A sofer from Tarragona like the imaginary Ben Shoushan might have saved the images and consolidated them into a single binding, hence saving it from obliteration. We can only guess about the countless artifacts and belongings that didn’t manage to survive prosecution.
Scene from the Sarajevo Haggadah, produced in Catalonia (likely Barcelona) around 1350
Ben Shoushan had chosen a rather humble life, dedicated to his task of scribe within the community. However, his lack of social clout doesn’t prevent him from perceiving the danger to Muslims and Jews in a unified Christian Spain:
“There were many in need this year, thanks to the taxes imposed by the king and queen for their interminable wars in the south. Ben Shoushan tried to rein in his racing thoughts.
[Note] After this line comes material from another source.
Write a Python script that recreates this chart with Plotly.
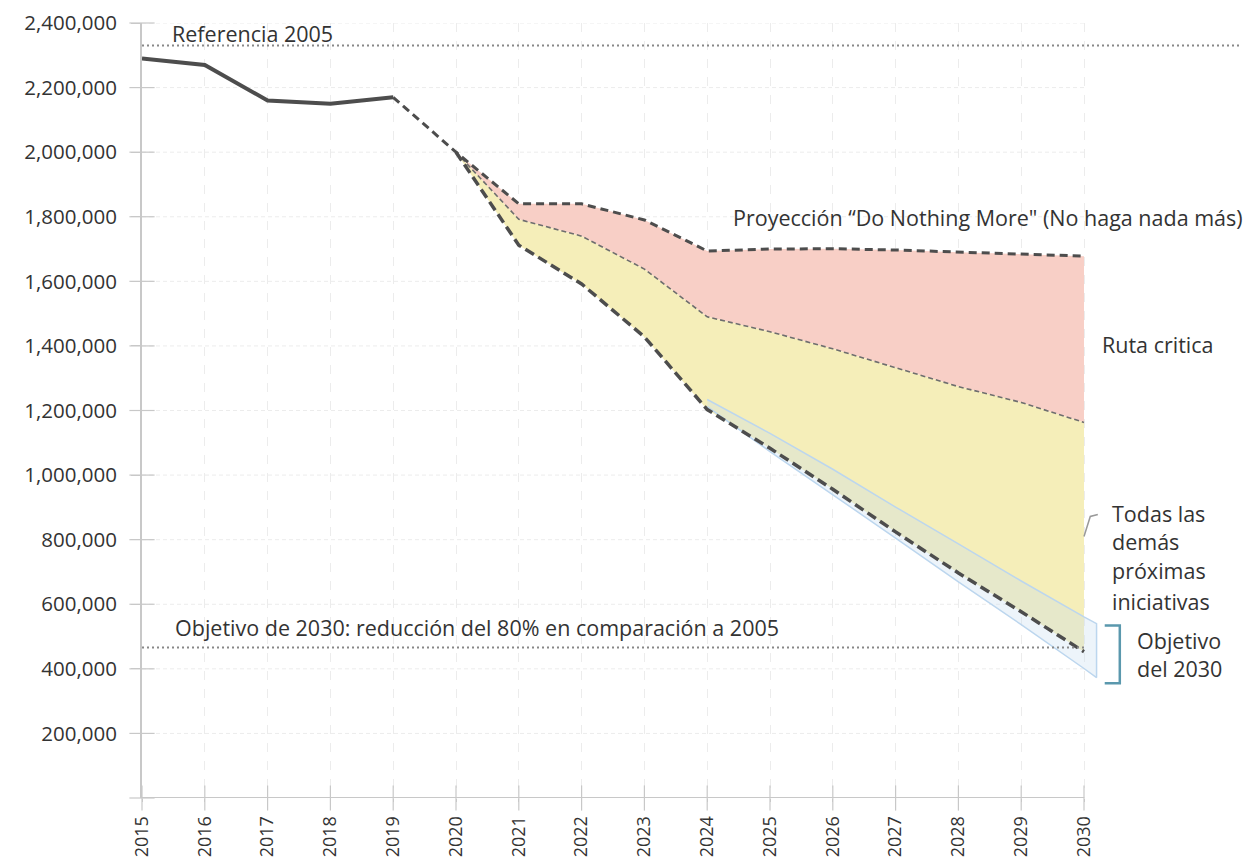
import plotly.graph_objects as go

# ---------------- data ----------------
years_hist = [2015, 2016, 2017, 2018, 2019]
hist_vals = [2290000, 2270000, 2160000, 2150000, 2170000]

years_proj = [2020, 2021, 2022, 2023, 2024, 2025, 2026, 2027, 2028, 2029, 2030]
do_nothing = [2000000, 1840000, 1840000, 1790000, 1694000, 1700000, 1701000, 1697000, 1690000, 1684000, 1678000]
critical_path = [2000000, 1792000, 1740000, 1638000, 1490000, 1444000, 1391000, 1333000, 1274000, 1225000, 1163000]
all_initiatives = [2000000, 1712000, 1592000, 1428000, 1203000, 1083000, 956000, 824000, 697000, 577000, 453000]

band_x = [2024, 2025, 2026, 2027, 2028, 2029, 2030, 2030.2]
band_upper = [1234000, 1129000, 1018000, 901000, 787000, 672000, 561000, 540000]
band_lower = [1212000, 1073000, 938000, 805000, 669000, 537000, 401000, 373000]

ref_2005 = 2330000
target_2030 = 466000

x_ticks = list(range(2015, 2031))
y_ticks = [200000, 400000, 600000, 800000, 1000000, 1200000, 1400000, 1600000,
           1800000, 2000000, 2200000, 2400000]

# ---------------- style ----------------
FONT = "Open Sans"
TXT = "#333333"
DARK = "#4d4d4d"
AXIS = "#c8c8c8"
GRID = "#ececec"
x_end = 2015 + 1098 / (942 / 15)  # plot area continues past 2030 for labels

fig = go.Figure()

# red area (Do Nothing More -> critical path)
fig.add_trace(go.Scatter(
    x=years_proj + years_proj[::-1],
    y=do_nothing + critical_path[::-1],
    fill="toself", fillcolor="#f8cfc6", line=dict(width=0),
    mode="lines", hoverinfo="skip"))
# yellow area (critical path -> all initiatives)
fig.add_trace(go.Scatter(
    x=years_proj + years_proj[::-1],
    y=critical_path + all_initiatives[::-1],
    fill="toself", fillcolor="#f5eeb9", line=dict(width=0),
    mode="lines", hoverinfo="skip"))
# blue target band
fig.add_trace(go.Scatter(
    x=band_x + band_x[::-1],
    y=band_upper + band_lower[::-1],
    fill="toself", fillcolor="rgba(198,220,240,0.32)",
    line=dict(color="#bcd6ee", width=1.5),
    mode="lines", hoverinfo="skip", cliponaxis=False))

# critical path thin dashed line
fig.add_trace(go.Scatter(
    x=years_proj, y=critical_path, mode="lines",
    line=dict(color="#6e6e6e", width=1.6, dash="5px,3px")))
# do nothing more
fig.add_trace(go.Scatter(
    x=[years_hist[-1]] + years_proj, y=[hist_vals[-1]] + do_nothing, mode="lines",
    line=dict(color=DARK, width=3, dash="8px,5px")))
# all initiatives
fig.add_trace(go.Scatter(
    x=years_proj, y=all_initiatives, mode="lines",
    line=dict(color=DARK, width=3.5, dash="10px,5px")))
# historical
fig.add_trace(go.Scatter(
    x=years_hist, y=hist_vals, mode="lines",
    line=dict(color=DARK, width=4)))

# crossing tick marks
fig.add_trace(go.Scatter(
    x=x_ticks, y=[0] * len(x_ticks), mode="markers", cliponaxis=False,
    marker=dict(symbol="line-ns", size=18, line=dict(color=AXIS, width=1.2)),
    hoverinfo="skip"))
fig.add_trace(go.Scatter(
    x=[2015] * (len(y_ticks) + 1), y=[0] + y_ticks, mode="markers", cliponaxis=False,
    marker=dict(symbol="line-ew", size=18, line=dict(color=AXIS, width=1.2)),
    hoverinfo="skip"))

shapes = []
# horizontal grid lines, only up to 2030
for v in y_ticks:
    shapes.append(dict(type="line", xref="x", yref="y", x0=2015, x1=2030, y0=v, y1=v,
                       line=dict(color=GRID, width=1, dash="4px,3px"), layer="below"))
# x axis line up to 2030
shapes.append(dict(type="line", xref="x", yref="y", x0=2015, x1=2030, y0=0, y1=0,
                   line=dict(color=AXIS, width=2)))
# reference lines
shapes.append(dict(type="line", xref="paper", yref="y", x0=0, x1=1, y0=ref_2005, y1=ref_2005,
                   line=dict(color="#888888", width=2, dash="2px,3px")))
shapes.append(dict(type="line", xref="x", yref="y", x0=2015, x1=2030, y0=target_2030, y1=target_2030,
                   line=dict(color="#888888", width=2, dash="2px,3px")))
# bracket for "Objetivo del 2030"
shapes.append(dict(type="path", xref="x", yref="y",
                   path="M 2030.33 534000 L 2030.57 534000 L 2030.57 355000 L 2030.33 355000",
                   line=dict(color="#5a98ad", width=2.5)))
# leader line for "Todas las demás..."
shapes.append(dict(type="path", xref="x", yref="y",
                   path="M 2030.0 810000 L 2030.1 872000 L 2030.22 878000",
                   line=dict(color="#999999", width=1.5)))

def ann(text, x, y, size=21.5, anchor="left"):
    return dict(text=text, x=x, y=y, xref="x", yref="y", showarrow=False,
                xanchor=anchor, yanchor="middle", font=dict(family=FONT, size=size, color=TXT))

annotations = [
    ann("Referencia 2005", 2015.45, 2369000),
    ann("Objetivo de 2030: reducción del 80% en comparación a 2005", 2015.49, 527500),
    ann("Proyección “Do Nothing More\" (No haga nada más)", 2024.38, 1798500),
    ann("Ruta critica", 2030.25, 1403600),
    ann("Todas las", 2030.41, 882000),
    ann("demás", 2030.41, 793000),
    ann("próximas", 2030.41, 703000),
    ann("iniciativas", 2030.41, 610000),
    ann("Objetivo", 2030.81, 487000),
    ann("del 2030", 2030.81, 401000),
]

# page body has an 8px margin: size figure so that it fits the 1258x867 window
fig.update_layout(
    width=1242, height=851,
    margin=dict(l=134, r=10, t=15, b=61, autoexpand=False),
    plot_bgcolor="white", paper_bgcolor="white",
    showlegend=False,
    font=dict(family=FONT, color=TXT),
    shapes=shapes, annotations=annotations,
    xaxis=dict(range=[2015, x_end], tickvals=x_ticks, ticktext=[str(y) for y in x_ticks],
               tickangle=-90, tickfont=dict(size=18, color=TXT), ticklabelstandoff=7,
               ticklabeloverflow="allow", automargin=False,
               showgrid=True, gridcolor=GRID, griddash="dash", gridwidth=1,
               showline=False, zeroline=False, ticks="outside", ticklen=3, tickcolor=AXIS),
    yaxis=dict(range=[0, 2400000], tickvals=y_ticks, tickformat=",",
               tickfont=dict(size=20.5, color=TXT), ticklabelstandoff=10,
               ticklabeloverflow="allow", automargin=False,
               showgrid=False, showline=True, linecolor=AXIS, linewidth=2,
               zeroline=False, ticks="outside", ticklen=9, tickcolor=AXIS),
)

fig.write_html("out.html")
A sofer must fill his mind with only the holy letters. He could not be distracted by daily things (…). His hand formed the letter shin —the letter of reason. What reason could there be in this constant fighting with the Moors? Had not the Muslims, Jews, and Christians shared these lands in contentment—in convivencia—for hundreds of years? What was the saying? Christians raise the armies, Muslims raise the buildings, Jews raise the money.”
A painful present tense in Gaza
Most Sephardic families settled in the area centuries before had traveled to other parts of Europe and the Americans. Most of those who had rested were victims of pogroms and the Shoah.
Most of those who survived left either for the United States or Israel. Yet the Sarajevo Haggadah also talks about inter-faith respect and humanism, surviving intolerance across the centuries thanks to people who usually weren’t Jewish but decided to risk their lives to preserve it.
Can such a book help us reflect on the painful present, when the immediacy and disinformation bias of social networks transforms us into commentators of a painful, complex conflict between Israelians and Palestinians? Which symbolic steps could help them and us all to start thinking about true peace and fruitful, safe cohabitation in the Levant?